PROBLEM TO WORK ON> Give the listing again character for character, but drop the images.
------ DATA EXTRACT ------
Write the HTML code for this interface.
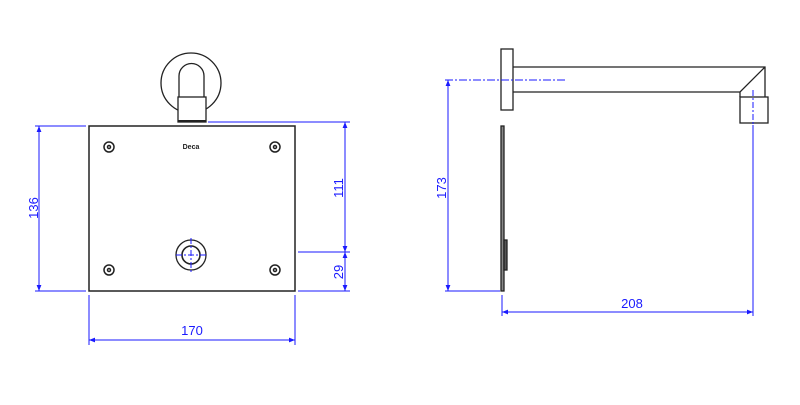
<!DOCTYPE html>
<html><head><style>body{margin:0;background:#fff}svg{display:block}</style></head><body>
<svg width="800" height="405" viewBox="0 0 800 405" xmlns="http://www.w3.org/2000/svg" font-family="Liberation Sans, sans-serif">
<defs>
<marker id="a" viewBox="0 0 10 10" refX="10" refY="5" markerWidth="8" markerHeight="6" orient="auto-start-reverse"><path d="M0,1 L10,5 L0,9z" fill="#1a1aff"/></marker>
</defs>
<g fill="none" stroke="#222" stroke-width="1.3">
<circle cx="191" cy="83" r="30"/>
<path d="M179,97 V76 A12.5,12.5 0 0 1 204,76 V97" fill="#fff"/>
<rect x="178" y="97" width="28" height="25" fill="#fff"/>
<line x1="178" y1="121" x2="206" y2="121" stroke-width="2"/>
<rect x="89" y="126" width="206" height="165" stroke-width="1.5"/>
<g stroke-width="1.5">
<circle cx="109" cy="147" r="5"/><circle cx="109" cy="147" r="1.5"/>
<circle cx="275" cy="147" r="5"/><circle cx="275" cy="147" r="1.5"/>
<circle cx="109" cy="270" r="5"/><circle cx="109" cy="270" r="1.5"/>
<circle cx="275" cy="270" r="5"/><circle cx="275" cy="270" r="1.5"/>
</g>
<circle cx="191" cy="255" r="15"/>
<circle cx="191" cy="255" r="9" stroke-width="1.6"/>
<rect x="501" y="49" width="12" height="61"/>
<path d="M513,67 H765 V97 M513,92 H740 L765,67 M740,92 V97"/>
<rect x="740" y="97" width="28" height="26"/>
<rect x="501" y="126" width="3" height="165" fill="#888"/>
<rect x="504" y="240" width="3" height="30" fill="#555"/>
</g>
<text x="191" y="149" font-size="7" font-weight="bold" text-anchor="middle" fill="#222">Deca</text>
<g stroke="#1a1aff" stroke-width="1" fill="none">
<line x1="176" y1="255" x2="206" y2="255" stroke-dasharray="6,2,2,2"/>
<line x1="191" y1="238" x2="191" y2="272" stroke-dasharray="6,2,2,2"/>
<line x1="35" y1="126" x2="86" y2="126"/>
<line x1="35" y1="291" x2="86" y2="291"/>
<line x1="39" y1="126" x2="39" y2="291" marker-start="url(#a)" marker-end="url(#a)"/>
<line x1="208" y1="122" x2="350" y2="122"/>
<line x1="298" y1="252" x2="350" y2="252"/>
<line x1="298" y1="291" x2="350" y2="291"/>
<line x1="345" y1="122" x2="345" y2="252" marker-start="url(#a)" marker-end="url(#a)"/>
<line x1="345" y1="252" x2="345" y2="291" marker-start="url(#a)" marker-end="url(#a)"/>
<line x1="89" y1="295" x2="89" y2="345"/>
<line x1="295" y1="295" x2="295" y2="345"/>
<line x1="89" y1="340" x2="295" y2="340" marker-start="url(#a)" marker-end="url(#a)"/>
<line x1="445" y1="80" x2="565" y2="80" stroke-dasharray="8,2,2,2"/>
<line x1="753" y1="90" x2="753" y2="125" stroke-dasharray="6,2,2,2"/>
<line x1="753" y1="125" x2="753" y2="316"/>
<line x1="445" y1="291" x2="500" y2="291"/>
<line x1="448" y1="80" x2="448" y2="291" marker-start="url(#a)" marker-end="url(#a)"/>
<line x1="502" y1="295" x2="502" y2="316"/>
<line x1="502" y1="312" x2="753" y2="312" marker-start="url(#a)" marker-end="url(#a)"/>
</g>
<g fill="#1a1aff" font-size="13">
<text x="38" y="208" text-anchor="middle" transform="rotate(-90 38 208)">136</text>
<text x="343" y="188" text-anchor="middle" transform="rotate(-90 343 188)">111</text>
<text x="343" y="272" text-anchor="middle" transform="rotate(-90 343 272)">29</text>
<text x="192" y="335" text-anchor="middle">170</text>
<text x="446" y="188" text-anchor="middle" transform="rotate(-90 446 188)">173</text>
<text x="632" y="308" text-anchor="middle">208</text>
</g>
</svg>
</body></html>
------
RESULT OF THIS EXERCISE>
Write the HTML code for this interface.
<!DOCTYPE html>
<html><head><style>body{margin:0;background:#fff}svg{display:block}</style></head><body>
<svg width="800" height="405" viewBox="0 0 800 405" xmlns="http://www.w3.org/2000/svg" font-family="Liberation Sans, sans-serif">
<defs>
<marker id="a" viewBox="0 0 10 10" refX="10" refY="5" markerWidth="8" markerHeight="6" orient="auto-start-reverse"><path d="M0,1 L10,5 L0,9z" fill="#1a1aff"/></marker>
</defs>
<g fill="none" stroke="#222" stroke-width="1.3">
<circle cx="191" cy="83" r="30"/>
<path d="M179,97 V76 A12.5,12.5 0 0 1 204,76 V97" fill="#fff"/>
<rect x="178" y="97" width="28" height="25" fill="#fff"/>
<line x1="178" y1="121" x2="206" y2="121" stroke-width="2"/>
<rect x="89" y="126" width="206" height="165" stroke-width="1.5"/>
<g stroke-width="1.5">
<circle cx="109" cy="147" r="5"/><circle cx="109" cy="147" r="1.5"/>
<circle cx="275" cy="147" r="5"/><circle cx="275" cy="147" r="1.5"/>
<circle cx="109" cy="270" r="5"/><circle cx="109" cy="270" r="1.5"/>
<circle cx="275" cy="270" r="5"/><circle cx="275" cy="270" r="1.5"/>
</g>
<circle cx="191" cy="255" r="15"/>
<circle cx="191" cy="255" r="9" stroke-width="1.6"/>
<rect x="501" y="49" width="12" height="61"/>
<path d="M513,67 H765 V97 M513,92 H740 L765,67 M740,92 V97"/>
<rect x="740" y="97" width="28" height="26"/>
<rect x="501" y="126" width="3" height="165" fill="#888"/>
<rect x="504" y="240" width="3" height="30" fill="#555"/>
</g>
<text x="191" y="149" font-size="7" font-weight="bold" text-anchor="middle" fill="#222">Deca</text>
<g stroke="#1a1aff" stroke-width="1" fill="none">
<line x1="176" y1="255" x2="206" y2="255" stroke-dasharray="6,2,2,2"/>
<line x1="191" y1="238" x2="191" y2="272" stroke-dasharray="6,2,2,2"/>
<line x1="35" y1="126" x2="86" y2="126"/>
<line x1="35" y1="291" x2="86" y2="291"/>
<line x1="39" y1="126" x2="39" y2="291" marker-start="url(#a)" marker-end="url(#a)"/>
<line x1="208" y1="122" x2="350" y2="122"/>
<line x1="298" y1="252" x2="350" y2="252"/>
<line x1="298" y1="291" x2="350" y2="291"/>
<line x1="345" y1="122" x2="345" y2="252" marker-start="url(#a)" marker-end="url(#a)"/>
<line x1="345" y1="252" x2="345" y2="291" marker-start="url(#a)" marker-end="url(#a)"/>
<line x1="89" y1="295" x2="89" y2="345"/>
<line x1="295" y1="295" x2="295" y2="345"/>
<line x1="89" y1="340" x2="295" y2="340" marker-start="url(#a)" marker-end="url(#a)"/>
<line x1="445" y1="80" x2="565" y2="80" stroke-dasharray="8,2,2,2"/>
<line x1="753" y1="90" x2="753" y2="125" stroke-dasharray="6,2,2,2"/>
<line x1="753" y1="125" x2="753" y2="316"/>
<line x1="445" y1="291" x2="500" y2="291"/>
<line x1="448" y1="80" x2="448" y2="291" marker-start="url(#a)" marker-end="url(#a)"/>
<line x1="502" y1="295" x2="502" y2="316"/>
<line x1="502" y1="312" x2="753" y2="312" marker-start="url(#a)" marker-end="url(#a)"/>
</g>
<g fill="#1a1aff" font-size="13">
<text x="38" y="208" text-anchor="middle" transform="rotate(-90 38 208)">136</text>
<text x="343" y="188" text-anchor="middle" transform="rotate(-90 343 188)">111</text>
<text x="343" y="272" text-anchor="middle" transform="rotate(-90 343 272)">29</text>
<text x="192" y="335" text-anchor="middle">170</text>
<text x="446" y="188" text-anchor="middle" transform="rotate(-90 446 188)">173</text>
<text x="632" y="308" text-anchor="middle">208</text>
</g>
</svg>
</body></html>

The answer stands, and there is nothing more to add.